Cina e Usa, tregua armata: c'è l'intesa ma i dazi restano

Giovedì 16 Gennaio 2020
IL NEGOZIATO
NEW YORK La fase 1 dell'accordo tra Cina e Usa è stato firmato ieri nella East Wing della Casa Bianca da Donald Trump e dal capo della delegazione inviata da Pechino: Liu Hue. Due anni di contenzioso a colpi di dazi e di porte sbattute in faccia, hanno consegnato a Trump un altro gioiello nella corona di accordi bilaterali da esibire nel suo portfolio di isolazionista, che privilegia le intese bilaterali al posto di quelle di grande partecipazione.
Il prezzo che l'amministrazione Usa ha dovuto pagare è però evidente nella superficialità dei termini contenuti nel testo concordato, e dai tanti rinvii che sono stati necessari per arrivarci. Il punto centrale concesso dai cinesi sono 200 miliardi di dollari in nuovi acquisti di «made in Usa» che Pechino si dichiara disposta a concludere nei prossimi due anni. La cifra delle migliori annate pre-guerra della spesa per le importazioni cinesi dagli Usa era di 130 miliardi, quindi il risultato è sorprendete, al punto di sfiorare l'incredulità. I soli acquisti nel campo agro alimentare dovrebbero passare dagli attuali 24 a 32 miliardi, mentre quelli per energia e beni di consumo dovrebbe crescere di 75 miliardi. Le due parti si sono rifiutate di fornire il dettaglio delle nuove cifre che dovrebbero alleggerire, se non proprio azzerare, il deficit di bilancio commerciale di 350 miliardi di dollari al momento accusato dagli Usa. Il testo comprende la rinuncia da parte di Pechino di usare la svalutazione dello yuan in funzione competitiva, e l'apertura delle strutture finanziarie del paese al capitale statunitense.
PATTO PRECARIO
La conferma della precarietà del patto è il fatto che gran parte dei dazi restano in vigore. Gli Usa annullano la tranche di imposte su 156 miliardi di importazioni che avrebbero dovuto entrare in vigore il 15 di dicembre, e dimezzano (dal 15 al 7,5%) l'importo su quelle adottate il primo di settembre dell'anno scorso su 120 miliardi di valore. Permane invece un dazio del 25% su 300 miliardi di dollari in merci cinesi che erano state tassate in precedenza dall'amministrazione Trump. Pechino non disponeva di un cuscinetto altrettanto ampio, e si è quindi arroccata a difesa delle imposte su 110 miliardi di dollari in merci in arrivo dagli Usa, la quasi totalità del contributo statunitense all'interscambio.

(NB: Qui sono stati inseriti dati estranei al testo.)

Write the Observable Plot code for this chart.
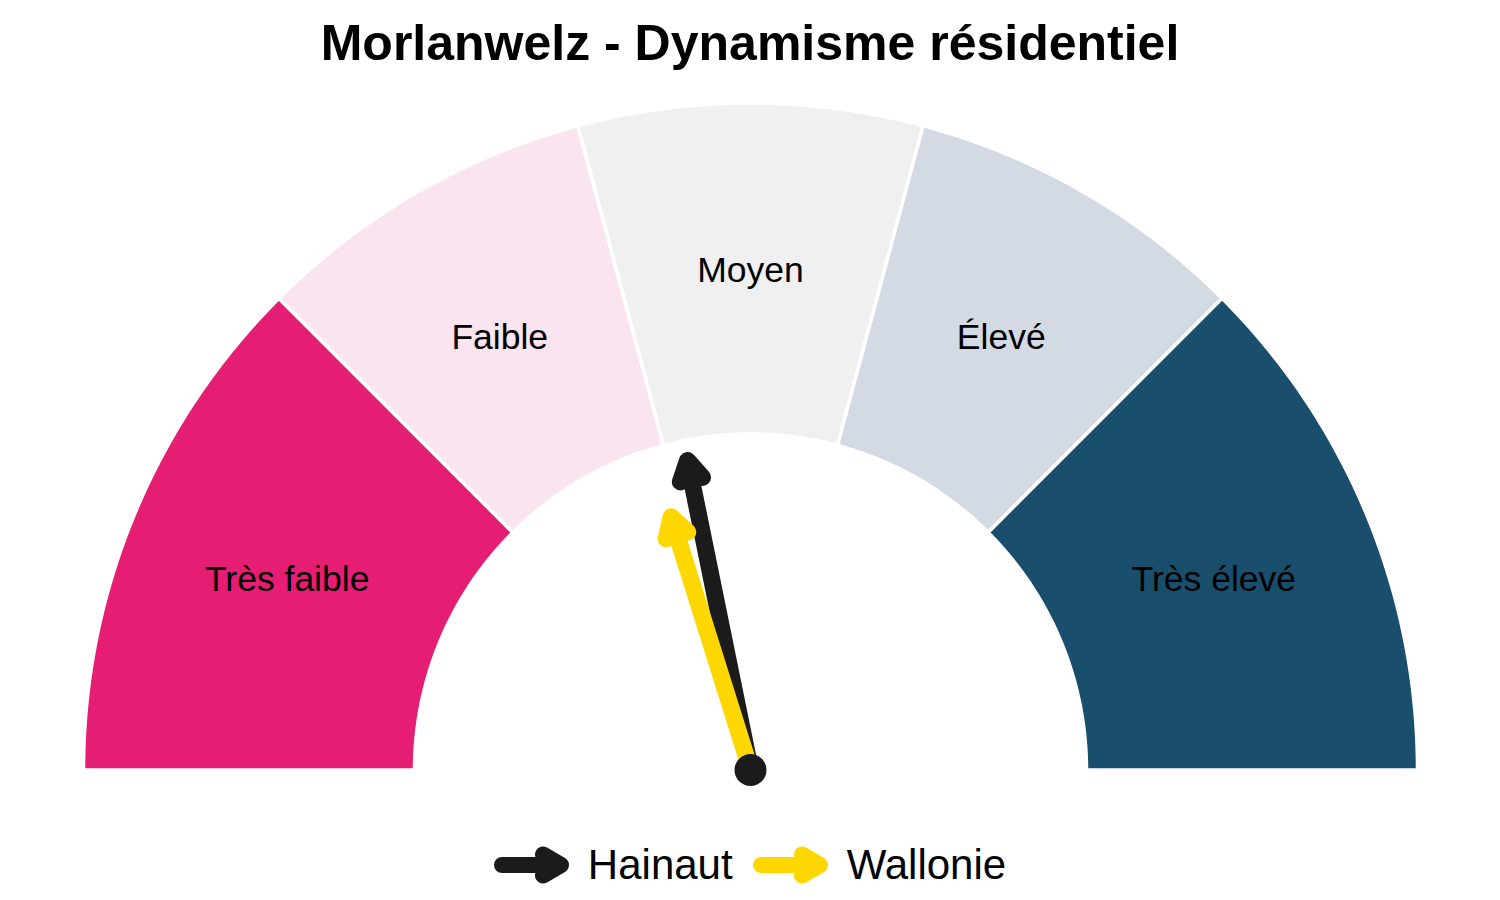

Trump può comunque presentarsi al suo elettorato nella doppia veste del negoziatore che ha raggiunto un risultato ritenuto impossibile, e del mastino che resta seduto su una montagna di dazi da usare in caso di bisogno. E il bisogno potrebbe presentarsi presto, visto che l'accordo evita la mediazione giudiziale del Wto per costituire un regime di consultazioni a due in caso di discordia. Sono previste fino a tre sessioni negoziali con un limite temporale di 90 giorni, oltre il quale, se il dissenso permane, si torna alle ostilità.
LE QUESTIONI APERTE
Mancano invece disposizioni risolutive per le vere questioni nodali, come il diritto alla proprietà intellettuale, e per la disciplina degli incentivi di stato con i quali la Cina avvantaggia le proprie aziende. Questa materia alla quale l'accordo fa solo passeggeri riferimenti, sarà oggetto della «Fase 2», che Trump ha detto di volere iniziare a discutere fin dal summit di Davos la prossima settimana. La sua fiducia non è però condivisa da molti: pochi minuti dopo la firma l'ex direttore del Wall Street Journal Gerard Baker commentava già che la seconda fase non ci sarà mai, e che la Cina ha pagato con questo accordo il diritto di perpetuare le pratiche abusive delle sue aziende.
Questo vuoto negoziale rilancia le speranze del commissario europeo per il Commercio Phil Hogan, anche lui a Washington per tre giorni di incontri che si concludono oggi, di presentare la Ue come un alleato degli Usa nella lotta per irreggimentare le pratiche commerciali scorrette di Pechino, in cambio di una tregua sui dazi vigenti e quelli minacciati da Trump per il futuro contro l'Europa.